## [What you are asked to do]
Leave out any picture and return the remaining listing below exactly as given.

══ Data provided

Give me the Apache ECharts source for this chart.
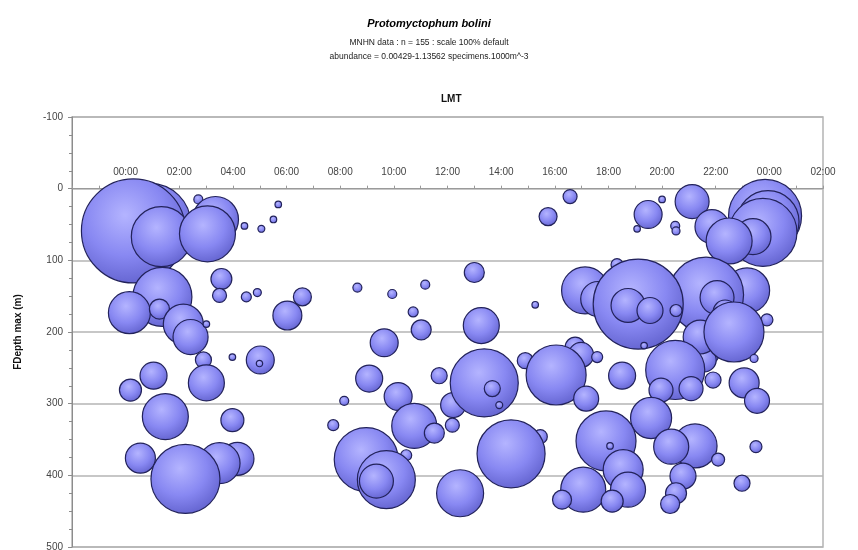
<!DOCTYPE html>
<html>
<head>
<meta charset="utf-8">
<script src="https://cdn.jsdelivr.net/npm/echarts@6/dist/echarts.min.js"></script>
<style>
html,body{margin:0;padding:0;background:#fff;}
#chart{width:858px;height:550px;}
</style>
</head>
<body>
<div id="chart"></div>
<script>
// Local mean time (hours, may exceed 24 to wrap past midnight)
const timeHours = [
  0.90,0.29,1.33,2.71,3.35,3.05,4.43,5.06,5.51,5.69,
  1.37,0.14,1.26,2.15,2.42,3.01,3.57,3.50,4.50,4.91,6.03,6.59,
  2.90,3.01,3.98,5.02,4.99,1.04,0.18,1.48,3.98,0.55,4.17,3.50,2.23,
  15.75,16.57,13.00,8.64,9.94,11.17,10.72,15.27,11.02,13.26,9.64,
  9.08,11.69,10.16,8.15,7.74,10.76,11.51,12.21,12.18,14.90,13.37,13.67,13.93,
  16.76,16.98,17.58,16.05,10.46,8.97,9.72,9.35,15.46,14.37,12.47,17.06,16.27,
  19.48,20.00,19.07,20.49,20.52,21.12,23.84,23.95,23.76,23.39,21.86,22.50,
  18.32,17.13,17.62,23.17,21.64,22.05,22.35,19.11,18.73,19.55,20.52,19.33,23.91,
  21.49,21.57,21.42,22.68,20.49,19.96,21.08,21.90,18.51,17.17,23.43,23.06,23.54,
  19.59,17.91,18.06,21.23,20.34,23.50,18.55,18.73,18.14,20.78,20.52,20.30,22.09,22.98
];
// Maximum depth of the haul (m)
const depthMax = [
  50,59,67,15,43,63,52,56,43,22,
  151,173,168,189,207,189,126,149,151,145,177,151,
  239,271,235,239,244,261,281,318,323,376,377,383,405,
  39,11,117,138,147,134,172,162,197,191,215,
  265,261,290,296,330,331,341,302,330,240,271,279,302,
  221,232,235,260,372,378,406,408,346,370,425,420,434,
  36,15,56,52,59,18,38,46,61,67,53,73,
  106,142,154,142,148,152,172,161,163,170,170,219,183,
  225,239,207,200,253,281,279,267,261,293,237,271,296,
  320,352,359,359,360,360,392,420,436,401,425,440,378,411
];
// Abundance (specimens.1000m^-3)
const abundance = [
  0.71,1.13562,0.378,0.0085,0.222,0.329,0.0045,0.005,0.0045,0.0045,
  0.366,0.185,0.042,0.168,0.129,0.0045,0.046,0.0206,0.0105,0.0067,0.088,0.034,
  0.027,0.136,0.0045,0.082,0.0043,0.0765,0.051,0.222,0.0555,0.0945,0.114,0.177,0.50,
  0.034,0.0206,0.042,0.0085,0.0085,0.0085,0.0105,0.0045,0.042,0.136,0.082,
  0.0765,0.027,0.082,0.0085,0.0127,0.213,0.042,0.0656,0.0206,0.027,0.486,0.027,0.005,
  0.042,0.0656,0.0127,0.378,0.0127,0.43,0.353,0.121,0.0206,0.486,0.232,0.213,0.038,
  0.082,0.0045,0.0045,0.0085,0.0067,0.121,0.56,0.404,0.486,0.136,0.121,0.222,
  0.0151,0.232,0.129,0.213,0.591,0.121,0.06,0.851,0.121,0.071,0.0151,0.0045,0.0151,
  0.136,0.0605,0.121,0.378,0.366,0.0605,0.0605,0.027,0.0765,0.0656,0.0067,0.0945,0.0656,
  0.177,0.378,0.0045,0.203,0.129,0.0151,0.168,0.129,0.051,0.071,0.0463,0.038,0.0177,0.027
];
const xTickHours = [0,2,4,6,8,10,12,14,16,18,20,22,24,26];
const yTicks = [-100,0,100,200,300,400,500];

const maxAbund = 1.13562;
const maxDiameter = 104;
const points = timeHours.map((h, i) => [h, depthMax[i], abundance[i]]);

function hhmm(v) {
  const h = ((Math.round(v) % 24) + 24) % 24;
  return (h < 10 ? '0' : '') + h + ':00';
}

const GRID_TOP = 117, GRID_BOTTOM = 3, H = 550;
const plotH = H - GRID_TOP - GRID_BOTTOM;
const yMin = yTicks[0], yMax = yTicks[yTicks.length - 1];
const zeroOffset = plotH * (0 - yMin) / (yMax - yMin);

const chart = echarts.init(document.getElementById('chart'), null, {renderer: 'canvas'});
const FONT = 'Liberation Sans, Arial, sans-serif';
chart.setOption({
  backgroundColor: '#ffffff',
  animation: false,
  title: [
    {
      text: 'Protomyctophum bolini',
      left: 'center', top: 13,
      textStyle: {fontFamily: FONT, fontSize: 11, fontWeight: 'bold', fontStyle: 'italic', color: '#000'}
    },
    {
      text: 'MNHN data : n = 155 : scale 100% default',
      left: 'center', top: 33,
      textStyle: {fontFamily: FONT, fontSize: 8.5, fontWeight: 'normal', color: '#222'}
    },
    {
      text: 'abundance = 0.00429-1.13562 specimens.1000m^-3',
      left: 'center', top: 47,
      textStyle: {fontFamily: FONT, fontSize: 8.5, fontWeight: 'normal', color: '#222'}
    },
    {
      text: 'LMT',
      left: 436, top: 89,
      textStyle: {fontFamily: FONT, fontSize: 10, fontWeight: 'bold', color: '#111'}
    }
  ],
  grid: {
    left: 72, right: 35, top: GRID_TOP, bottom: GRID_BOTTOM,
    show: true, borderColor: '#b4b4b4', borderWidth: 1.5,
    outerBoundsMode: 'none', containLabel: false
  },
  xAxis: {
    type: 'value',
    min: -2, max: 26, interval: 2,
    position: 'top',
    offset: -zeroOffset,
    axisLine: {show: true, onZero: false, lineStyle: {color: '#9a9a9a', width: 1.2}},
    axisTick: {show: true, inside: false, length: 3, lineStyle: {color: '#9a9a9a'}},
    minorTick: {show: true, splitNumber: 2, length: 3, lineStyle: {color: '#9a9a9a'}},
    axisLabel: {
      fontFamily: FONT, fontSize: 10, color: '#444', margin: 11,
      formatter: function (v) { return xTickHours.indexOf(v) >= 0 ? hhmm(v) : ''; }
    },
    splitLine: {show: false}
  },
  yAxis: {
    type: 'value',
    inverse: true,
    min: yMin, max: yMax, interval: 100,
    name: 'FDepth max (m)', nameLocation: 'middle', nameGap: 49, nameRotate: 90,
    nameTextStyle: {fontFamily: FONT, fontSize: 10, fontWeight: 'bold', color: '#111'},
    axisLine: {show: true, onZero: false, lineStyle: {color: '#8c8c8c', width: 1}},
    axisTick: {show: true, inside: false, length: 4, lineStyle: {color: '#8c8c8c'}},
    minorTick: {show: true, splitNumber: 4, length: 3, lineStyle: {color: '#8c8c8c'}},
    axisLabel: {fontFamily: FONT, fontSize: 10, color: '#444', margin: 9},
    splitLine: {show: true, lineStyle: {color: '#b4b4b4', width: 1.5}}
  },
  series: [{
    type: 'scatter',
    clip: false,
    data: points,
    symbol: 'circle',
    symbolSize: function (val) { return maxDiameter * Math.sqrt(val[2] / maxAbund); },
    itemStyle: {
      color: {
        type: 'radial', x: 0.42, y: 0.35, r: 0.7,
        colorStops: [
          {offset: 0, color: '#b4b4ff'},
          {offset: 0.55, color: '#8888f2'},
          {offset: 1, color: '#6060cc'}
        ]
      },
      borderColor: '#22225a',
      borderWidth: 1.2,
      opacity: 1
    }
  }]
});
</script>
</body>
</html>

════

## [Complete answer]
Give me the Apache ECharts source for this chart.
<!DOCTYPE html>
<html>
<head>
<meta charset="utf-8">
<script src="https://cdn.jsdelivr.net/npm/echarts@6/dist/echarts.min.js"></script>
<style>
html,body{margin:0;padding:0;background:#fff;}
#chart{width:858px;height:550px;}
</style>
</head>
<body>
<div id="chart"></div>
<script>
// Local mean time (hours, may exceed 24 to wrap past midnight)
const timeHours = [
  0.90,0.29,1.33,2.71,3.35,3.05,4.43,5.06,5.51,5.69,
  1.37,0.14,1.26,2.15,2.42,3.01,3.57,3.50,4.50,4.91,6.03,6.59,
  2.90,3.01,3.98,5.02,4.99,1.04,0.18,1.48,3.98,0.55,4.17,3.50,2.23,
  15.75,16.57,13.00,8.64,9.94,11.17,10.72,15.27,11.02,13.26,9.64,
  9.08,11.69,10.16,8.15,7.74,10.76,11.51,12.21,12.18,14.90,13.37,13.67,13.93,
  16.76,16.98,17.58,16.05,10.46,8.97,9.72,9.35,15.46,14.37,12.47,17.06,16.27,
  19.48,20.00,19.07,20.49,20.52,21.12,23.84,23.95,23.76,23.39,21.86,22.50,
  18.32,17.13,17.62,23.17,21.64,22.05,22.35,19.11,18.73,19.55,20.52,19.33,23.91,
  21.49,21.57,21.42,22.68,20.49,19.96,21.08,21.90,18.51,17.17,23.43,23.06,23.54,
  19.59,17.91,18.06,21.23,20.34,23.50,18.55,18.73,18.14,20.78,20.52,20.30,22.09,22.98
];
// Maximum depth of the haul (m)
const depthMax = [
  50,59,67,15,43,63,52,56,43,22,
  151,173,168,189,207,189,126,149,151,145,177,151,
  239,271,235,239,244,261,281,318,323,376,377,383,405,
  39,11,117,138,147,134,172,162,197,191,215,
  265,261,290,296,330,331,341,302,330,240,271,279,302,
  221,232,235,260,372,378,406,408,346,370,425,420,434,
  36,15,56,52,59,18,38,46,61,67,53,73,
  106,142,154,142,148,152,172,161,163,170,170,219,183,
  225,239,207,200,253,281,279,267,261,293,237,271,296,
  320,352,359,359,360,360,392,420,436,401,425,440,378,411
];
// Abundance (specimens.1000m^-3)
const abundance = [
  0.71,1.13562,0.378,0.0085,0.222,0.329,0.0045,0.005,0.0045,0.0045,
  0.366,0.185,0.042,0.168,0.129,0.0045,0.046,0.0206,0.0105,0.0067,0.088,0.034,
  0.027,0.136,0.0045,0.082,0.0043,0.0765,0.051,0.222,0.0555,0.0945,0.114,0.177,0.50,
  0.034,0.0206,0.042,0.0085,0.0085,0.0085,0.0105,0.0045,0.042,0.136,0.082,
  0.0765,0.027,0.082,0.0085,0.0127,0.213,0.042,0.0656,0.0206,0.027,0.486,0.027,0.005,
  0.042,0.0656,0.0127,0.378,0.0127,0.43,0.353,0.121,0.0206,0.486,0.232,0.213,0.038,
  0.082,0.0045,0.0045,0.0085,0.0067,0.121,0.56,0.404,0.486,0.136,0.121,0.222,
  0.0151,0.232,0.129,0.213,0.591,0.121,0.06,0.851,0.121,0.071,0.0151,0.0045,0.0151,
  0.136,0.0605,0.121,0.378,0.366,0.0605,0.0605,0.027,0.0765,0.0656,0.0067,0.0945,0.0656,
  0.177,0.378,0.0045,0.203,0.129,0.0151,0.168,0.129,0.051,0.071,0.0463,0.038,0.0177,0.027
];
const xTickHours = [0,2,4,6,8,10,12,14,16,18,20,22,24,26];
const yTicks = [-100,0,100,200,300,400,500];

const maxAbund = 1.13562;
const maxDiameter = 104;
const points = timeHours.map((h, i) => [h, depthMax[i], abundance[i]]);

function hhmm(v) {
  const h = ((Math.round(v) % 24) + 24) % 24;
  return (h < 10 ? '0' : '') + h + ':00';
}

const GRID_TOP = 117, GRID_BOTTOM = 3, H = 550;
const plotH = H - GRID_TOP - GRID_BOTTOM;
const yMin = yTicks[0], yMax = yTicks[yTicks.length - 1];
const zeroOffset = plotH * (0 - yMin) / (yMax - yMin);

const chart = echarts.init(document.getElementById('chart'), null, {renderer: 'canvas'});
const FONT = 'Liberation Sans, Arial, sans-serif';
chart.setOption({
  backgroundColor: '#ffffff',
  animation: false,
  title: [
    {
      text: 'Protomyctophum bolini',
      left: 'center', top: 13,
      textStyle: {fontFamily: FONT, fontSize: 11, fontWeight: 'bold', fontStyle: 'italic', color: '#000'}
    },
    {
      text: 'MNHN data : n = 155 : scale 100% default',
      left: 'center', top: 33,
      textStyle: {fontFamily: FONT, fontSize: 8.5, fontWeight: 'normal', color: '#222'}
    },
    {
      text: 'abundance = 0.00429-1.13562 specimens.1000m^-3',
      left: 'center', top: 47,
      textStyle: {fontFamily: FONT, fontSize: 8.5, fontWeight: 'normal', color: '#222'}
    },
    {
      text: 'LMT',
      left: 436, top: 89,
      textStyle: {fontFamily: FONT, fontSize: 10, fontWeight: 'bold', color: '#111'}
    }
  ],
  grid: {
    left: 72, right: 35, top: GRID_TOP, bottom: GRID_BOTTOM,
    show: true, borderColor: '#b4b4b4', borderWidth: 1.5,
    outerBoundsMode: 'none', containLabel: false
  },
  xAxis: {
    type: 'value',
    min: -2, max: 26, interval: 2,
    position: 'top',
    offset: -zeroOffset,
    axisLine: {show: true, onZero: false, lineStyle: {color: '#9a9a9a', width: 1.2}},
    axisTick: {show: true, inside: false, length: 3, lineStyle: {color: '#9a9a9a'}},
    minorTick: {show: true, splitNumber: 2, length: 3, lineStyle: {color: '#9a9a9a'}},
    axisLabel: {
      fontFamily: FONT, fontSize: 10, color: '#444', margin: 11,
      formatter: function (v) { return xTickHours.indexOf(v) >= 0 ? hhmm(v) : ''; }
    },
    splitLine: {show: false}
  },
  yAxis: {
    type: 'value',
    inverse: true,
    min: yMin, max: yMax, interval: 100,
    name: 'FDepth max (m)', nameLocation: 'middle', nameGap: 49, nameRotate: 90,
    nameTextStyle: {fontFamily: FONT, fontSize: 10, fontWeight: 'bold', color: '#111'},
    axisLine: {show: true, onZero: false, lineStyle: {color: '#8c8c8c', width: 1}},
    axisTick: {show: true, inside: false, length: 4, lineStyle: {color: '#8c8c8c'}},
    minorTick: {show: true, splitNumber: 4, length: 3, lineStyle: {color: '#8c8c8c'}},
    axisLabel: {fontFamily: FONT, fontSize: 10, color: '#444', margin: 9},
    splitLine: {show: true, lineStyle: {color: '#b4b4b4', width: 1.5}}
  },
  series: [{
    type: 'scatter',
    clip: false,
    data: points,
    symbol: 'circle',
    symbolSize: function (val) { return maxDiameter * Math.sqrt(val[2] / maxAbund); },
    itemStyle: {
      color: {
        type: 'radial', x: 0.42, y: 0.35, r: 0.7,
        colorStops: [
          {offset: 0, color: '#b4b4ff'},
          {offset: 0.55, color: '#8888f2'},
          {offset: 1, color: '#6060cc'}
        ]
      },
      borderColor: '#22225a',
      borderWidth: 1.2,
      opacity: 1
    }
  }]
});
</script>
</body>
</html>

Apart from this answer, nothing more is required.